Когда мы выглянули из ворот, на месте боя лежало уже четыре трупа. Из серого дома в Камергерском переулке, где находился Белостоцкий госпиталь, а ныне - студия МХТ, бежали санитары с носилками.

Меня трясло, как в лихорадке. Первый раз в жизни я видел убитых, и не на войне, а в мирной, как мне казалось, обстановке родного города, рядом с любимым моим театром. Я видел смерть.

Три дня я пролежал дома в горячке, меня никуда не пускали. На четвертый я все-таки убежал от матери и снова видел улицы, где шли бои.

Через несколько дней было подписано перемирие, для того чтобы похоронить убитых. Первыми хоронили красных. За бесконечной вереницей гробов, которые несли к Красной площади, шла настоящая демонстрация.
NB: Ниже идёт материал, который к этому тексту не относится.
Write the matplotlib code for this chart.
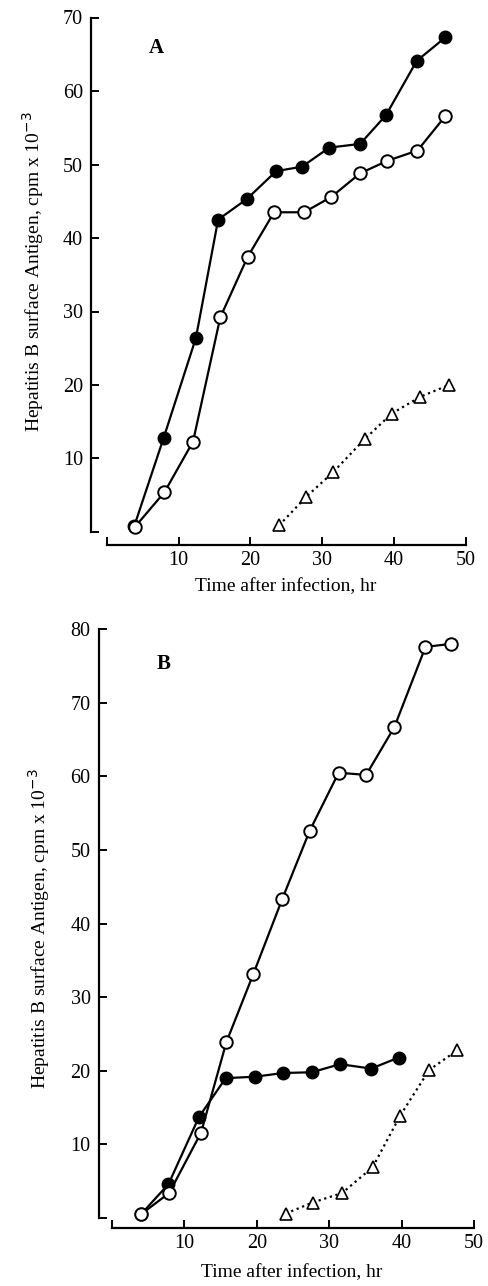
import numpy as np
import matplotlib
matplotlib.use("Agg")
import matplotlib.pyplot as plt

plt.rcParams['font.family'] = ['Liberation Serif', 'DejaVu Serif']

# panel A
a_filled_x = [3.8, 7.9, 12.4, 15.5, 19.5, 23.6, 27.2, 31.0, 35.3, 38.9, 43.2, 47.2]
a_filled_y = [0.8, 12.8, 26.4, 42.5, 45.3, 49.1, 49.7, 52.3, 52.8, 56.7, 64.1, 67.3]
a_open_x = [3.9, 8.0, 12.0, 15.8, 19.6, 23.3, 27.5, 31.3, 35.3, 39.1, 43.3, 47.2]
a_open_y = [0.7, 5.4, 12.3, 29.2, 37.4, 43.5, 43.5, 45.6, 48.8, 50.5, 51.9, 56.6]
a_tri_x = [24.0, 27.8, 31.5, 36.0, 39.7, 43.7, 47.7]
a_tri_y = [0.9, 4.8, 8.1, 12.7, 16.1, 18.4, 20.0]

# panel B
b_filled_x = [4.0, 7.8, 12.0, 15.7, 19.8, 23.6, 27.6, 31.5, 35.8, 39.6]
b_filled_y = [0.5, 4.6, 13.7, 19.0, 19.2, 19.7, 19.8, 20.9, 20.3, 21.8]
b_open_x = [4.0, 7.9, 12.3, 15.8, 19.5, 23.5, 27.3, 31.3, 35.1, 39.0, 43.3, 46.8]
b_open_y = [0.5, 3.4, 11.6, 23.9, 33.1, 43.3, 52.6, 60.5, 60.2, 66.7, 77.6, 78.0]
b_tri_x = [24.0, 27.7, 31.8, 36.0, 39.8, 43.8, 47.7]
b_tri_y = [0.6, 2.1, 3.4, 6.9, 13.9, 20.1, 22.8]

a_yticks = [0, 10, 20, 30, 40, 50, 60, 70]
b_yticks = [0, 10, 20, 30, 40, 50, 60, 70, 80]
xticks = [0, 10, 20, 30, 40, 50]

W, H = 488, 1286
fig = plt.figure(figsize=(W / 100, H / 100), dpi=100)


def make_axes(px0, sx, py0, sy, xlim, ylim):
    # axes rect from pixel position of data origin and pixel scale
    left = px0 + xlim[0] * sx
    right = px0 + xlim[1] * sx
    bottom = py0 - ylim[0] * sy
    top = py0 - ylim[1] * sy
    ax = fig.add_axes([left / W, 1 - bottom / H, (right - left) / W, (bottom - top) / H])
    ax.set_xlim(*xlim)
    ax.set_ylim(*ylim)
    return ax


def draw_panel(ax, fx, fy, ox, oy, tx, ty, yticks, letter):
    ax.plot(fx, fy, color='black', lw=1.6, marker='o', ms=9,
            mfc='black', mec='black', zorder=3)
    ax.plot(ox, oy, color='black', lw=1.6, marker='o', ms=9,
            mfc='white', mec='black', mew=1.4, zorder=4)
    ax.plot(tx, ty, color='black', lw=1.6, ls=':', marker='^', ms=9,
            mfc='white', mec='black', mew=1.2, zorder=3)

    for s in ['top', 'right']:
        ax.spines[s].set_visible(False)
    ax.spines['left'].set_linewidth(1.6)
    ax.spines['bottom'].set_linewidth(1.6)
    ax.spines['left'].set_bounds(0, yticks[-1])
    ax.spines['bottom'].set_bounds(0, 50)

    ax.set_xticks(xticks)
    ax.set_xticklabels([''] + [str(v) for v in xticks[1:]])
    ax.set_yticks(yticks)
    ax.set_yticklabels([''] + [str(v) for v in yticks[1:]])
    ax.tick_params(axis='both', direction='in', length=6, width=1.4,
                   labelsize=14.5, colors='black')
    ax.tick_params(axis='y', pad=6)
    ax.tick_params(axis='x', pad=4)

    ax.text(0.15, 0.93, letter, transform=ax.transAxes, fontsize=15,
            fontweight='bold', ha='left', va='center')
    ax.patch.set_visible(False)


ylabel = r'Hepatitis B surface Antigen, cpm x 10$^{-3}$'
xlabel = 'Time after infection, hr'

axA = make_axes(107, 7.17, 532, 7.35, (-2.2, 51), (-1.8, 71))
draw_panel(axA, a_filled_x, a_filled_y, a_open_x, a_open_y, a_tri_x, a_tri_y,
           a_yticks, 'A')
fig.text(286 / W, 1 - 587 / H, xlabel, ha='center', va='center', fontsize=14)
fig.text(33 / W, 1 - 272 / H, ylabel, ha='center', va='center', rotation=90,
         fontsize=14)

axB = make_axes(112, 7.24, 1218, 7.36, (-1.8, 51), (-1.4, 81))
draw_panel(axB, b_filled_x, b_filled_y, b_open_x, b_open_y, b_tri_x, b_tri_y,
           b_yticks, 'B')
fig.text(292 / W, 1 - 1273 / H, xlabel, ha='center', va='center', fontsize=14)
fig.text(39 / W, 1 - 929 / H, ylabel, ha='center', va='center', rotation=90,
         fontsize=14)

fig.savefig('out.png', dpi=100)
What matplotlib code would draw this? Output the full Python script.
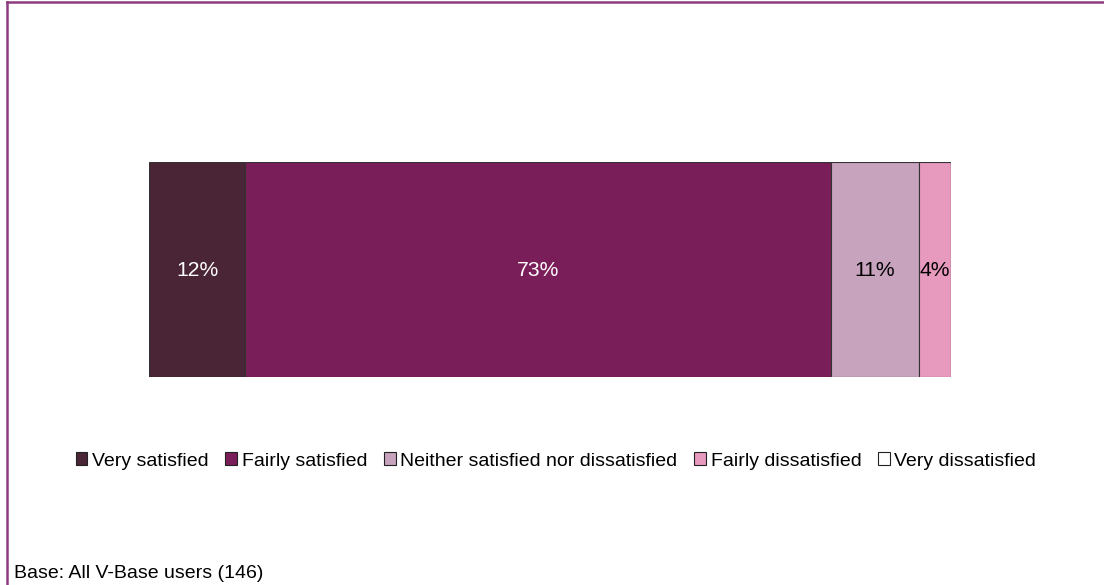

Покуда буду жив, не забуду этой картины, она так и стоит перед глазами. Массовые похороны жертв революции. В этом было что-то величественное, полное большого исторического смысла. Я прошел к Большому театру, пересек сквер и остановился в толпе у здания бывшего театра Незлобина, ныне Центрального детского. От Лубянской площади к Охотному ряду спускалась процессия с гробами погибших в боях на Таганке, в Сокольниках, на Мясницкой.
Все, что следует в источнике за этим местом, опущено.